Following our service people came up to me and simply said “Thank You” with tears streaming from their faces.  That was all we needed to once again verify the mystical power of the funeral ritual.

Professionally I knew that the great members of the Connecticut Funeral Directors Association would help – there are always so many great American funeral directors who show up to help in times like these.  I knew that our great and valued vendors and suppliers would step up to the plate with benevolence and generosity – which they did in a big way.  I knew that each bereaved family would be well tended to and taken care of by members in our great profession.

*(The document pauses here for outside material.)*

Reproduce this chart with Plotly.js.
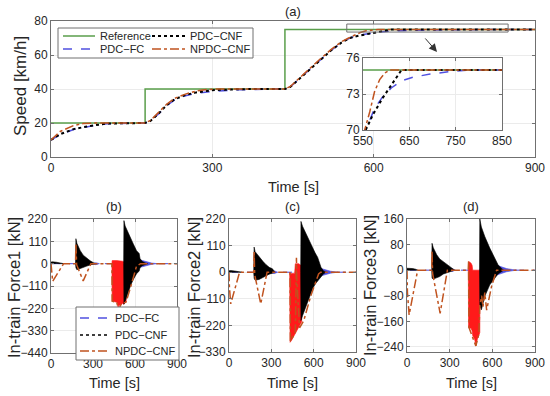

As usual the anti-funeral people were silent.  Nothing showed up on their web sites, no newspaper reporter sought them out for an “exclusive” to get their “spin” on things and with good reason.  It is very difficult to criticize an ancient funeral ritual when the entire globe is involved in the rituals, albeit from far distances, but still involved.  Precisely the same thing happened with Jessica Mitford’s book sales after President John F. Kennedy was assassinated.  I find it so interesting that when people are NOT involved intimately with a funeral the criticisms abound, but let that same person become intimately affected by the funeral ceremony and the criticism oddly vanish.  Such is life, I guess, or better said might be, such is death anxiety.

2012 was an interesting year.  For our great noble profession, once again the tragedies of life thrust funeral professionals not in the limelight, but in the quiet service light, and once again funeral professionals did their jobs with quite diligence, gentle persistence of purpose and of course the six keys in funeral service: respect, dignity, honor, care, concern and compassion.

This is a grand profession, I have always so blessed to be a funeral director, even with all my warts.

Anyway, that’s one old undertaker’s opinion.